- [Task instructions]: Retype all material exactly. Pictures stay out of the copy.

- [Collected material]:
Start
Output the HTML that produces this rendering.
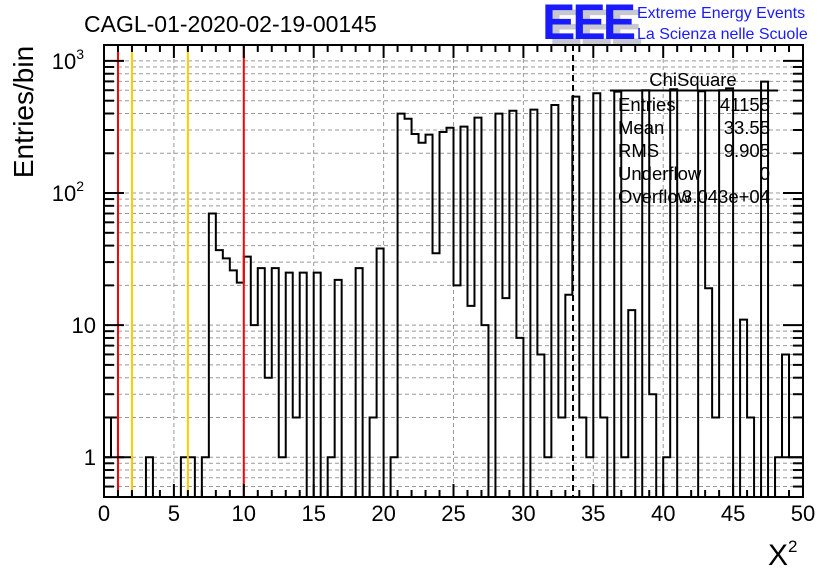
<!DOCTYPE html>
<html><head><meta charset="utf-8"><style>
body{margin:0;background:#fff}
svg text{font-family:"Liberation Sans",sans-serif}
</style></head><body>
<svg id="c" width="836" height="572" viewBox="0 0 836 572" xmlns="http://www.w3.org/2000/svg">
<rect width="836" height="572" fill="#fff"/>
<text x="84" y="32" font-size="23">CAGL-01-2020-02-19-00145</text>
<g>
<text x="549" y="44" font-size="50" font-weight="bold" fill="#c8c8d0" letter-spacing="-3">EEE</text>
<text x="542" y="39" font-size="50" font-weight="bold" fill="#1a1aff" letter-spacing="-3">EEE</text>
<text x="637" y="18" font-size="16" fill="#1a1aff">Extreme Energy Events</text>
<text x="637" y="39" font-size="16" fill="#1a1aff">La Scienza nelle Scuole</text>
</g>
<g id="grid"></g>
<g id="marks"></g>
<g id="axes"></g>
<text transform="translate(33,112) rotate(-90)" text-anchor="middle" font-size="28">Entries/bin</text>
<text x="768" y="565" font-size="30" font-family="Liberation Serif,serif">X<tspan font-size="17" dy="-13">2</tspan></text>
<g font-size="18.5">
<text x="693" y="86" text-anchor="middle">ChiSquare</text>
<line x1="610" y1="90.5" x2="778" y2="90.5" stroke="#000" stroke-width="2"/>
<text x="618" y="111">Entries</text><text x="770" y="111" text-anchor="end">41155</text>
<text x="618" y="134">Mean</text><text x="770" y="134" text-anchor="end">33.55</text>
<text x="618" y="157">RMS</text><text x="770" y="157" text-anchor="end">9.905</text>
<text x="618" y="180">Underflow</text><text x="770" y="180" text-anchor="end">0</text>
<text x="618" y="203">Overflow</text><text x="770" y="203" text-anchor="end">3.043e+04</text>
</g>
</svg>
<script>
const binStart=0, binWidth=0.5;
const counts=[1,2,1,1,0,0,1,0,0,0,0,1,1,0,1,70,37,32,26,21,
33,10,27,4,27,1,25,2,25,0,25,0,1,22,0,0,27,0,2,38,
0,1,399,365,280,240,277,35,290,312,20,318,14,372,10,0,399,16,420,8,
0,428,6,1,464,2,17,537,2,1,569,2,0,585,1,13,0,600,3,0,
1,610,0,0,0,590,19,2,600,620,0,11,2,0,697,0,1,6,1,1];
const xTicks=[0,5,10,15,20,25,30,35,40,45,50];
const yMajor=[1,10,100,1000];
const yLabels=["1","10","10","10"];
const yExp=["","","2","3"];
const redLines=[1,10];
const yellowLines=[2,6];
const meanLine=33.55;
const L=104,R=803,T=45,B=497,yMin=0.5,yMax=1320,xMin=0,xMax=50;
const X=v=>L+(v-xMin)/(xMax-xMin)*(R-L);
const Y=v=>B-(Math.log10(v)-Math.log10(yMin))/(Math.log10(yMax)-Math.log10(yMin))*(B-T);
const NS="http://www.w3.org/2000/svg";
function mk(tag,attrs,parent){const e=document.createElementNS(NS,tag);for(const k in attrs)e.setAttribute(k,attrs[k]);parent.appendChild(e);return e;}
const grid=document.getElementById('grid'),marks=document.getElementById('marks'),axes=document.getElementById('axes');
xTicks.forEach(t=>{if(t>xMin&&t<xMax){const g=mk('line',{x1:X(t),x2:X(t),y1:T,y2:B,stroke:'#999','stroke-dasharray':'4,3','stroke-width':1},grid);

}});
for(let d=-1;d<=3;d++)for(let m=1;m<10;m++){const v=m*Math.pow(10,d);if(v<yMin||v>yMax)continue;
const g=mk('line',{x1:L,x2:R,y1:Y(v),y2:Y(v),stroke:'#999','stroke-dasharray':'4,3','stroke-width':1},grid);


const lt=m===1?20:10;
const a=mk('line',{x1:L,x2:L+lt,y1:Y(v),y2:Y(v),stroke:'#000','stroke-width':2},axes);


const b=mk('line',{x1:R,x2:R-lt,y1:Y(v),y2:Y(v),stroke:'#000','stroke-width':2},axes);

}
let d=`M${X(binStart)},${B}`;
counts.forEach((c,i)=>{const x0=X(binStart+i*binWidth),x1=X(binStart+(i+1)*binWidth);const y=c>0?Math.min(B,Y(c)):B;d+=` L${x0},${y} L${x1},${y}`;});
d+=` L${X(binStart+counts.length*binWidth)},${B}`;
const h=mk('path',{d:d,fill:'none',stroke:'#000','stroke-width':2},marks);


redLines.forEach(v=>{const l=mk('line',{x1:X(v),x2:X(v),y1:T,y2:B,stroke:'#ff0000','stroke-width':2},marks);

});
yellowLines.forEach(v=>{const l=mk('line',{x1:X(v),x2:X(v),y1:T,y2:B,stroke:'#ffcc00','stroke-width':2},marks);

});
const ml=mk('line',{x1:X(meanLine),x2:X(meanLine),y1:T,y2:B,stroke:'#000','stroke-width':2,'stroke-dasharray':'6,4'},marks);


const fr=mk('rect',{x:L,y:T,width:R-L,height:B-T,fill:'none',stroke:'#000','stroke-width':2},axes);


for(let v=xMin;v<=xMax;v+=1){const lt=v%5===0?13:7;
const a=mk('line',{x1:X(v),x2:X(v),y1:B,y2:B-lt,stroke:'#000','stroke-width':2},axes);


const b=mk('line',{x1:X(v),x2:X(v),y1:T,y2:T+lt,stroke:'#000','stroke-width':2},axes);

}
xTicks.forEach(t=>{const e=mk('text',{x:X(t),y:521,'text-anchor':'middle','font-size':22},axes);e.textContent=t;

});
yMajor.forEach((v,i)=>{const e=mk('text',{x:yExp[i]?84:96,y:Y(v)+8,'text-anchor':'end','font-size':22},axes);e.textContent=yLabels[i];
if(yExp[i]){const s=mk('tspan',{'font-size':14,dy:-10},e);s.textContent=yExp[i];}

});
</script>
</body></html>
End
- [Output for this exercise]:
Output the HTML that produces this rendering.
<!DOCTYPE html>
<html><head><meta charset="utf-8"><style>
body{margin:0;background:#fff}
svg text{font-family:"Liberation Sans",sans-serif}
</style></head><body>
<svg id="c" width="836" height="572" viewBox="0 0 836 572" xmlns="http://www.w3.org/2000/svg">
<rect width="836" height="572" fill="#fff"/>
<text x="84" y="32" font-size="23">CAGL-01-2020-02-19-00145</text>
<g>
<text x="549" y="44" font-size="50" font-weight="bold" fill="#c8c8d0" letter-spacing="-3">EEE</text>
<text x="542" y="39" font-size="50" font-weight="bold" fill="#1a1aff" letter-spacing="-3">EEE</text>
<text x="637" y="18" font-size="16" fill="#1a1aff">Extreme Energy Events</text>
<text x="637" y="39" font-size="16" fill="#1a1aff">La Scienza nelle Scuole</text>
</g>
<g id="grid"></g>
<g id="marks"></g>
<g id="axes"></g>
<text transform="translate(33,112) rotate(-90)" text-anchor="middle" font-size="28">Entries/bin</text>
<text x="768" y="565" font-size="30" font-family="Liberation Serif,serif">X<tspan font-size="17" dy="-13">2</tspan></text>
<g font-size="18.5">
<text x="693" y="86" text-anchor="middle">ChiSquare</text>
<line x1="610" y1="90.5" x2="778" y2="90.5" stroke="#000" stroke-width="2"/>
<text x="618" y="111">Entries</text><text x="770" y="111" text-anchor="end">41155</text>
<text x="618" y="134">Mean</text><text x="770" y="134" text-anchor="end">33.55</text>
<text x="618" y="157">RMS</text><text x="770" y="157" text-anchor="end">9.905</text>
<text x="618" y="180">Underflow</text><text x="770" y="180" text-anchor="end">0</text>
<text x="618" y="203">Overflow</text><text x="770" y="203" text-anchor="end">3.043e+04</text>
</g>
</svg>
<script>
const binStart=0, binWidth=0.5;
const counts=[1,2,1,1,0,0,1,0,0,0,0,1,1,0,1,70,37,32,26,21,
33,10,27,4,27,1,25,2,25,0,25,0,1,22,0,0,27,0,2,38,
0,1,399,365,280,240,277,35,290,312,20,318,14,372,10,0,399,16,420,8,
0,428,6,1,464,2,17,537,2,1,569,2,0,585,1,13,0,600,3,0,
1,610,0,0,0,590,19,2,600,620,0,11,2,0,697,0,1,6,1,1];
const xTicks=[0,5,10,15,20,25,30,35,40,45,50];
const yMajor=[1,10,100,1000];
const yLabels=["1","10","10","10"];
const yExp=["","","2","3"];
const redLines=[1,10];
const yellowLines=[2,6];
const meanLine=33.55;
const L=104,R=803,T=45,B=497,yMin=0.5,yMax=1320,xMin=0,xMax=50;
const X=v=>L+(v-xMin)/(xMax-xMin)*(R-L);
const Y=v=>B-(Math.log10(v)-Math.log10(yMin))/(Math.log10(yMax)-Math.log10(yMin))*(B-T);
const NS="http://www.w3.org/2000/svg";
function mk(tag,attrs,parent){const e=document.createElementNS(NS,tag);for(const k in attrs)e.setAttribute(k,attrs[k]);parent.appendChild(e);return e;}
const grid=document.getElementById('grid'),marks=document.getElementById('marks'),axes=document.getElementById('axes');
xTicks.forEach(t=>{if(t>xMin&&t<xMax){const g=mk('line',{x1:X(t),x2:X(t),y1:T,y2:B,stroke:'#999','stroke-dasharray':'4,3','stroke-width':1},grid);

}});
for(let d=-1;d<=3;d++)for(let m=1;m<10;m++){const v=m*Math.pow(10,d);if(v<yMin||v>yMax)continue;
const g=mk('line',{x1:L,x2:R,y1:Y(v),y2:Y(v),stroke:'#999','stroke-dasharray':'4,3','stroke-width':1},grid);


const lt=m===1?20:10;
const a=mk('line',{x1:L,x2:L+lt,y1:Y(v),y2:Y(v),stroke:'#000','stroke-width':2},axes);


const b=mk('line',{x1:R,x2:R-lt,y1:Y(v),y2:Y(v),stroke:'#000','stroke-width':2},axes);

}
let d=`M${X(binStart)},${B}`;
counts.forEach((c,i)=>{const x0=X(binStart+i*binWidth),x1=X(binStart+(i+1)*binWidth);const y=c>0?Math.min(B,Y(c)):B;d+=` L${x0},${y} L${x1},${y}`;});
d+=` L${X(binStart+counts.length*binWidth)},${B}`;
const h=mk('path',{d:d,fill:'none',stroke:'#000','stroke-width':2},marks);


redLines.forEach(v=>{const l=mk('line',{x1:X(v),x2:X(v),y1:T,y2:B,stroke:'#ff0000','stroke-width':2},marks);

});
yellowLines.forEach(v=>{const l=mk('line',{x1:X(v),x2:X(v),y1:T,y2:B,stroke:'#ffcc00','stroke-width':2},marks);

});
const ml=mk('line',{x1:X(meanLine),x2:X(meanLine),y1:T,y2:B,stroke:'#000','stroke-width':2,'stroke-dasharray':'6,4'},marks);


const fr=mk('rect',{x:L,y:T,width:R-L,height:B-T,fill:'none',stroke:'#000','stroke-width':2},axes);


for(let v=xMin;v<=xMax;v+=1){const lt=v%5===0?13:7;
const a=mk('line',{x1:X(v),x2:X(v),y1:B,y2:B-lt,stroke:'#000','stroke-width':2},axes);


const b=mk('line',{x1:X(v),x2:X(v),y1:T,y2:T+lt,stroke:'#000','stroke-width':2},axes);

}
xTicks.forEach(t=>{const e=mk('text',{x:X(t),y:521,'text-anchor':'middle','font-size':22},axes);e.textContent=t;

});
yMajor.forEach((v,i)=>{const e=mk('text',{x:yExp[i]?84:96,y:Y(v)+8,'text-anchor':'end','font-size':22},axes);e.textContent=yLabels[i];
if(yExp[i]){const s=mk('tspan',{'font-size':14,dy:-10},e);s.textContent=yExp[i];}

});
</script>
</body></html>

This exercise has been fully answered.